EXERCISE TASK: Pick out all lines of the entries that include the word "this" and copy them.

AVAILABLE DATA:
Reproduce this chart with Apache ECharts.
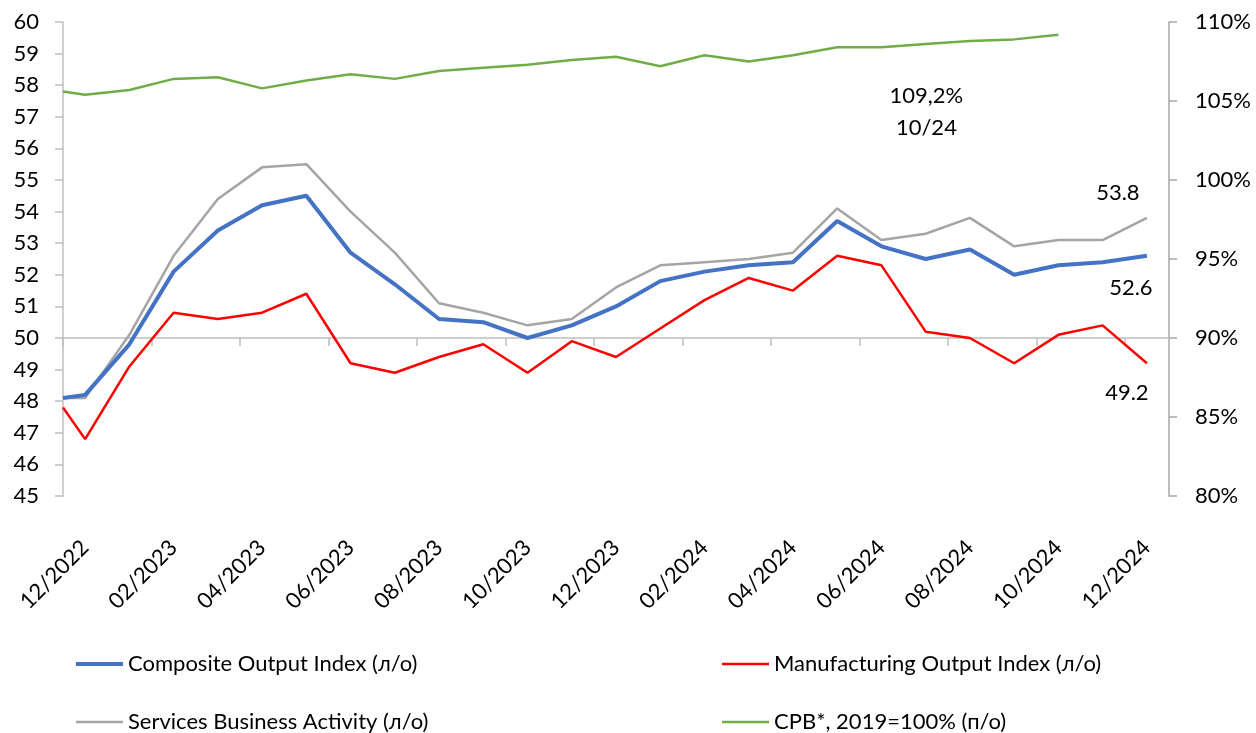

==

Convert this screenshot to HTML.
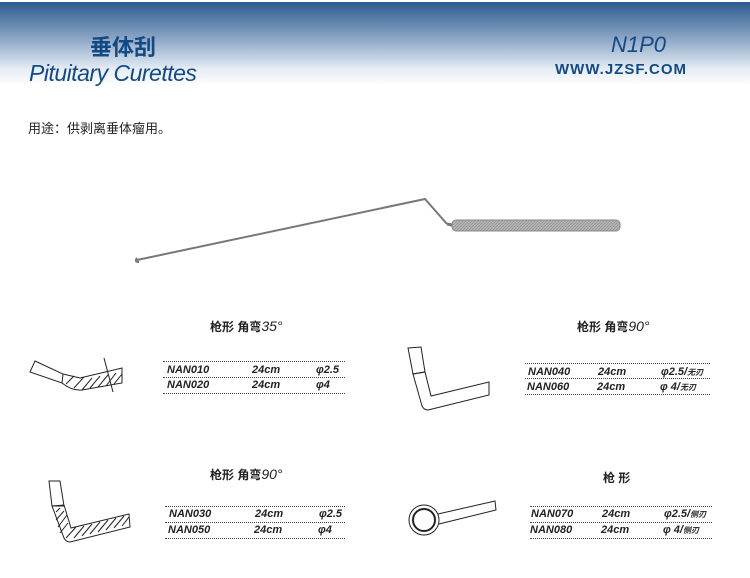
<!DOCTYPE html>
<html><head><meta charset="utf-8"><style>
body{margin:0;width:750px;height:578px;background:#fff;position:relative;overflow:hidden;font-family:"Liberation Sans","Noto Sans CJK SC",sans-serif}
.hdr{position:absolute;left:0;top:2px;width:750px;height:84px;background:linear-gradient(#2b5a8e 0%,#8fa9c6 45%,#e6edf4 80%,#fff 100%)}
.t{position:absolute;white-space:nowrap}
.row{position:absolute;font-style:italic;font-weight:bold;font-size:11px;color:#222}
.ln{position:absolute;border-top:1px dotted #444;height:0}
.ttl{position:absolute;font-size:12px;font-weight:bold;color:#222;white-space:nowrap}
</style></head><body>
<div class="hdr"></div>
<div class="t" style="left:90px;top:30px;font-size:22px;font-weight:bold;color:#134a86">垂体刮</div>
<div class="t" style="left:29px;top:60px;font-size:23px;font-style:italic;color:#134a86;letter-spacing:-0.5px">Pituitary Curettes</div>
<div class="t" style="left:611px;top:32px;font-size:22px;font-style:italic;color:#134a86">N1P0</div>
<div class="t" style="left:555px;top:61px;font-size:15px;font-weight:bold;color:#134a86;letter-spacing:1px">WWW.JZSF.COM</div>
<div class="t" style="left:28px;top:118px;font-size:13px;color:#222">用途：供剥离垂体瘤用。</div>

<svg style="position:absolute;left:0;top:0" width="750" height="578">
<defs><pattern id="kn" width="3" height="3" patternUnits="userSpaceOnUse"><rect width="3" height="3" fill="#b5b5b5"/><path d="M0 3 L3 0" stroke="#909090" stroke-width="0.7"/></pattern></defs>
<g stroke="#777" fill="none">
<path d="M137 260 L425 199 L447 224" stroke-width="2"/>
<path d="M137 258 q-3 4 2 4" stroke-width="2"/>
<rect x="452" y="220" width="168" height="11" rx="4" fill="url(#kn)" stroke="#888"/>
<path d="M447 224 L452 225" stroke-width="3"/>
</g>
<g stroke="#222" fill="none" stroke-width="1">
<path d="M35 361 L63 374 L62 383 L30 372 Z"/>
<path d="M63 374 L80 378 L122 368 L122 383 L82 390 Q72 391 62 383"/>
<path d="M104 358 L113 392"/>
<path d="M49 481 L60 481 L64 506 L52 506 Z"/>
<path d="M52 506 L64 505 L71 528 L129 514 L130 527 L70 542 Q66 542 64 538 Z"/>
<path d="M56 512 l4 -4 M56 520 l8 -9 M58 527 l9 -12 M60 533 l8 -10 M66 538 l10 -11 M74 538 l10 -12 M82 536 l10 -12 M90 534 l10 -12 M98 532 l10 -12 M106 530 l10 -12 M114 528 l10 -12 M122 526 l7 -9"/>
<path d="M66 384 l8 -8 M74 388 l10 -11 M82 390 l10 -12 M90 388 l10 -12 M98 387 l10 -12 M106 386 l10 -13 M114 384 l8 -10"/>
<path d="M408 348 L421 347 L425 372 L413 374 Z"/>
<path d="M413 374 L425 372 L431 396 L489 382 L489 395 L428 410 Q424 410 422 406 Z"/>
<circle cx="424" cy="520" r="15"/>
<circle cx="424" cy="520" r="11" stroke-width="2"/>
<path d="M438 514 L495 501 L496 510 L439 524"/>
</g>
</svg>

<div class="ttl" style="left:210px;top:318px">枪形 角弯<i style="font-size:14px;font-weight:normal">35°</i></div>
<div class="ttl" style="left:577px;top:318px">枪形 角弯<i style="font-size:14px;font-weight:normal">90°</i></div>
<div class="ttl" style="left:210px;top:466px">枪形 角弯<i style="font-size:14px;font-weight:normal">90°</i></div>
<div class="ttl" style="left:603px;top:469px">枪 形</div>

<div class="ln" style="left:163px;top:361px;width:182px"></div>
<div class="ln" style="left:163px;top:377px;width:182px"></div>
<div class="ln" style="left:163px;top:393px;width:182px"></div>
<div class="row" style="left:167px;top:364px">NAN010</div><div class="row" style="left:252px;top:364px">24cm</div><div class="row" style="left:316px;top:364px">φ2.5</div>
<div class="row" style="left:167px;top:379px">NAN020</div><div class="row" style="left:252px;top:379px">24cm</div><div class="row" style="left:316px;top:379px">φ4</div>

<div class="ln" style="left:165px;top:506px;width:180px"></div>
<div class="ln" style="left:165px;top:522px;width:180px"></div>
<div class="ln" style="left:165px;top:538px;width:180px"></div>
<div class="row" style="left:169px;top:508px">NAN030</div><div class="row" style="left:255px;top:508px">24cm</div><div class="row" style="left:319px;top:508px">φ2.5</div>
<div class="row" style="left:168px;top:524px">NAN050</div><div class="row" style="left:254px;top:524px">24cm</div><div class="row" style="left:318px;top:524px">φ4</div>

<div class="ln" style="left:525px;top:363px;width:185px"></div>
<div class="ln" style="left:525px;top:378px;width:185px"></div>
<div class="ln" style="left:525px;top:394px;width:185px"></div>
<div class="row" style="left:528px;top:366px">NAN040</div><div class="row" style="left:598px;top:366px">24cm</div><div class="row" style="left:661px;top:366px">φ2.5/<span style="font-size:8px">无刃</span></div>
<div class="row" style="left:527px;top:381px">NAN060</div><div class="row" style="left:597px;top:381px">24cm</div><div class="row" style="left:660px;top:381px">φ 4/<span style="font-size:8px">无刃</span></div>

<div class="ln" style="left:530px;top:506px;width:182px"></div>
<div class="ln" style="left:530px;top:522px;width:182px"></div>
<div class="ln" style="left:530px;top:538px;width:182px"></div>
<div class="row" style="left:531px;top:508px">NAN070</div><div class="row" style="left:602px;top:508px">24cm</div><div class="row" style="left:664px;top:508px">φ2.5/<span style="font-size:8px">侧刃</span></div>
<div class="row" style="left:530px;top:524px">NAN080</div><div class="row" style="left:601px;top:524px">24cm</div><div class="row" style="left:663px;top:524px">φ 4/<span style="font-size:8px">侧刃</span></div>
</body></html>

WRITTEN SOLUTION:
Reproduce this chart with Apache ECharts.
Convert this screenshot to HTML.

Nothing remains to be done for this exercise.